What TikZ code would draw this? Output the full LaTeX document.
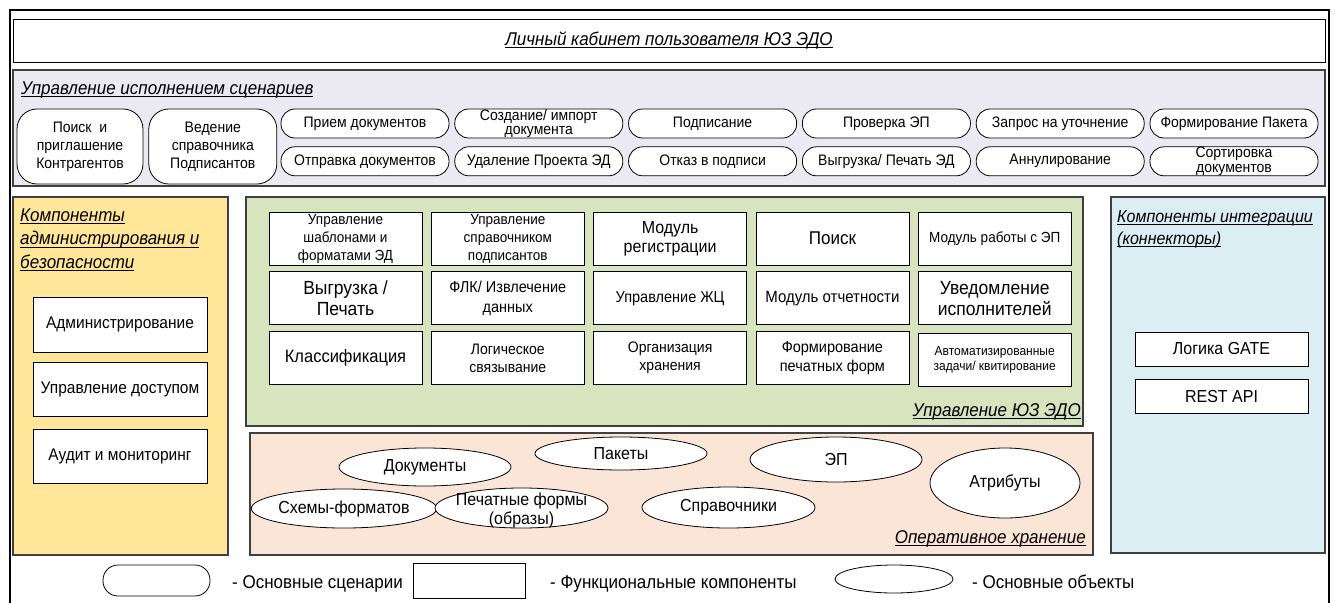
\documentclass[tikz,border=0pt]{standalone}
\usepackage{fontspec}
\setmainfont{Liberation Sans}[FakeStretch=0.92,Scale=1.087]
\usetikzlibrary{positioning,shapes.geometric}
\definecolor{Frame}{HTML}{404040}
\definecolor{Lilac}{HTML}{EBE9F1}
\definecolor{Sand}{HTML}{FFE699}
\definecolor{Sage}{HTML}{D7E4BD}
\definecolor{Peach}{HTML}{FBE5D6}
\definecolor{Sky}{HTML}{DAEEF3}
\newcommand{\undl}[1]{\setbox0\hbox{#1}\rlap{\vrule height -1.8pt depth 2.8pt width \wd0}\box0}
\tikzset{panel/.style={draw=Frame,line width=1.3pt,inner sep=0pt},capt/.style={font=\fontsize{17}{23.5}\selectfont\itshape,align=left,inner sep=0pt},scen/.style={draw,line width=.8pt,fill=white,rounded corners=14pt,minimum width=168pt,minimum height=29pt,inner xsep=2pt,inner ysep=0pt,align=center,font=\fontsize{14}{14.5}\selectfont},bigscen/.style={scen,rounded corners=20pt,minimum width=126pt,minimum height=75pt,font=\fontsize{14}{18}\selectfont},func/.style={draw,line width=.8pt,fill=white,minimum width=153pt,minimum height=53pt,inner sep=1pt,align=center},obj/.style={ellipse,draw,line width=.8pt,fill=white,inner sep=0pt,align=center,font=\fontsize{16}{18}\selectfont},fsmall/.style={font=\fontsize{13.5}{18}\selectfont},fmid/.style={font=\fontsize{14.5}{19.5}\selectfont},fbig/.style={font=\fontsize{17.5}{21}\selectfont},legend/.style={inner sep=0pt,anchor=base west,font=\fontsize{17}{20}\selectfont}}
\begin{document}
\begin{tikzpicture}[x=1pt,y=-1pt]
      \useasboundingbox (0,0) rectangle (1335,602);
      \draw[line width=2.5pt] (10,612) rectangle (1329,10);
      \node[draw,line width=.8pt,minimum width=1312pt,minimum height=43pt,font=\fontsize{17}{20}\selectfont\itshape](title) at (669,40.5){\undl{Личный кабинет пользователя ЮЗ ЭДО}};
      % scenarios
      \node[panel,fill=Lilac,minimum width=1312pt,minimum height=116pt](scenpanel) at (669,128){};
      \node[capt,anchor=base west](scencapt) at (21,94){\undl{Управление исполнением сценариев}};
      \node[bigscen](partners) at (80,146.5){Поиск\ \ и\\приглашение\\Контрагентов};
      \node[bigscen,minimum width=128pt,right=5pt of partners](signbook){Ведение\\справочника\\Подписантов};
      \node[scen](receive) at (365,123.5){Прием документов};
      \node[scen,right=5pt of receive](create){Создание/ импорт\\документа};
      \node[scen,right=5pt of create](signing){Подписание};
      \node[scen,right=5pt of signing](check){Проверка ЭП};
      \node[scen,right=5pt of check](inquiry){Запрос на уточнение};
      \node[scen,right=5pt of inquiry](package){Формирование Пакета};
      \node[scen,below=8pt of receive](dispatch){Отправка документов};
      \node[scen,right=5pt of dispatch](delete){Удаление Проекта ЭД};
      \node[scen,right=5pt of delete](refuse){Отказ в подписи};
      \node[scen,right=5pt of refuse](unload){Выгрузка/ Печать ЭД};
      \node[scen,right=5pt of unload](annul){Аннулирование};
      \node[scen,right=5pt of annul](sorting){Сортировка\\документов};
      % administration
      \node[panel,fill=Sand,minimum width=215pt,minimum height=358pt](adminpanel) at (120.5,376){};
      \node[capt,anchor=north west](admincapt) at (20,208.5){\undl{Компоненты}\\\undl{администрирования и}\\\undl{безопасности}};
      \node[func,minimum width=174pt,minimum height=55pt,font=\fontsize{15.5}{18}\selectfont](admin) at (120,324.5){Администрирование};
      \node[func,minimum width=174pt,minimum height=54pt,font=\fontsize{15.5}{18}\selectfont,below=10pt of admin](access){Управление доступом};
      \node[func,minimum width=174pt,minimum height=54pt,font=\fontsize{15.5}{18}\selectfont,below=12pt of access](audit){Аудит и мониторинг};
      % core
      \node[panel,fill=Sage,minimum width=837pt,minimum height=229pt](corepanel) at (664.5,311.5){};
      \node[capt,anchor=base east](corecapt) at (1081,416){\undl{Управление ЮЗ ЭДО}};
      \node[func,fsmall](templates) at (345.5,238.5){Управление\\шаблонами и\\форматами ЭД};
      \node[func,fsmall,right=8.5pt of templates](signers){Управление\\справочником\\подписантов};
      \node[func,font=\fontsize{16}{19}\selectfont,right=8.5pt of signers](register){Модуль\\регистрации};
      \node[func,font=\fontsize{17}{20}\selectfont,right=8.5pt of register](search){Поиск};
      \node[func,fsmall,right=8.5pt of search](epmodule){Модуль работы с ЭП};
      \node[func,fbig,below=6pt of templates](export){Выгрузка /\\Печать};
      \node[func,fmid,right=8.5pt of export](flk){ФЛК/ Извлечение\\данных};
      \node[func,fmid,right=8.5pt of flk](lifecycle){Управление ЖЦ};
      \node[func,font=\fontsize{15}{18}\selectfont,right=8.5pt of lifecycle](reports){Модуль отчетности};
      \node[func,fbig,right=8.5pt of reports](notify){Уведомление\\исполнителей};
      \node[func,font=\fontsize{16.5}{19}\selectfont,below=6pt of export](classify){Классификация};
      \node[func,font=\fontsize{14}{18}\selectfont,right=8.5pt of classify](linking){Логическое\\связывание};
      \node[func,font=\fontsize{14}{18}\selectfont,right=8.5pt of linking](storage){Организация\\хранения};
      \node[func,fmid,right=8.5pt of storage](printforms){Формирование\\печатных форм};
      \node[func,font=\fontsize{12}{15}\selectfont,right=8.5pt of printforms,yshift=-2pt](autotasks){Автоматизированные\\задачи/ квитирование};
      % storage
      \node[panel,fill=Peach,minimum width=843pt,minimum height=122pt](storepanel) at (671.5,494){};
      \node[capt,anchor=base east](storecapt) at (1086,543){\undl{Оперативное хранение}};
      \node[obj,minimum width=172pt,minimum height=38pt](docs) at (425,467){Документы};
      \node[obj,minimum width=172pt,minimum height=33pt](packs) at (621,453.5){Пакеты};
      \node[obj,minimum width=172pt,minimum height=45pt](sigs) at (836,459.5){ЭП};
      \node[obj,minimum width=150pt,minimum height=70pt](attrs) at (1005,483){Атрибуты};
      \node[obj,minimum width=176pt,minimum height=39pt](schemas) at (344,508.5){Схемы-форматов};
      \node[obj,minimum width=173pt,minimum height=40pt,label={[font=\fontsize{16}{19}\selectfont,align=center,yshift=-2pt]center:{Печатные формы\\(образы)}}](images) at (521.5,508){};
      \node[obj,minimum width=173pt,minimum height=41pt](refs) at (728.5,507.5){Справочники};
      % integration
      \node[panel,fill=Sky,minimum width=214pt,minimum height=356pt](intpanel) at (1218,375){};
      \node[capt,font=\fontsize{16}{21.5}\selectfont\itshape,anchor=north west](intcapt) at (1117,210.5){\undl{Компоненты интеграции}\\\undl{(коннекторы)}};
      \node[func,minimum width=173pt,minimum height=34pt,font=\fontsize{16}{18}\selectfont](gate) at (1221.5,349){Логика GATE};
      \node[func,minimum width=173pt,minimum height=34pt,font=\fontsize{16}{18}\selectfont,below=13pt of gate](rest){REST API};
      % legend
      \node[scen,minimum width=107pt,minimum height=31pt,rounded corners=15pt](legscen) at (156.5,580.5){};
      \node[legend](legscentext) at (232,588){- Основные сценарии};
      \node[func,minimum width=112pt,minimum height=35pt](legfunc) at (469,580.5){};
      \node[legend](legfunctext) at (550,588){- Функциональные компоненты};
      \node[obj,minimum width=118pt,minimum height=28pt](legobj) at (894,579){};
      \node[legend](legobjtext) at (972,588){- Основные объекты};
    \end{tikzpicture}
\end{document}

---

Set problem: Your answer should be a single number: the count of lines holding the word "draw".

Answer to the task: 4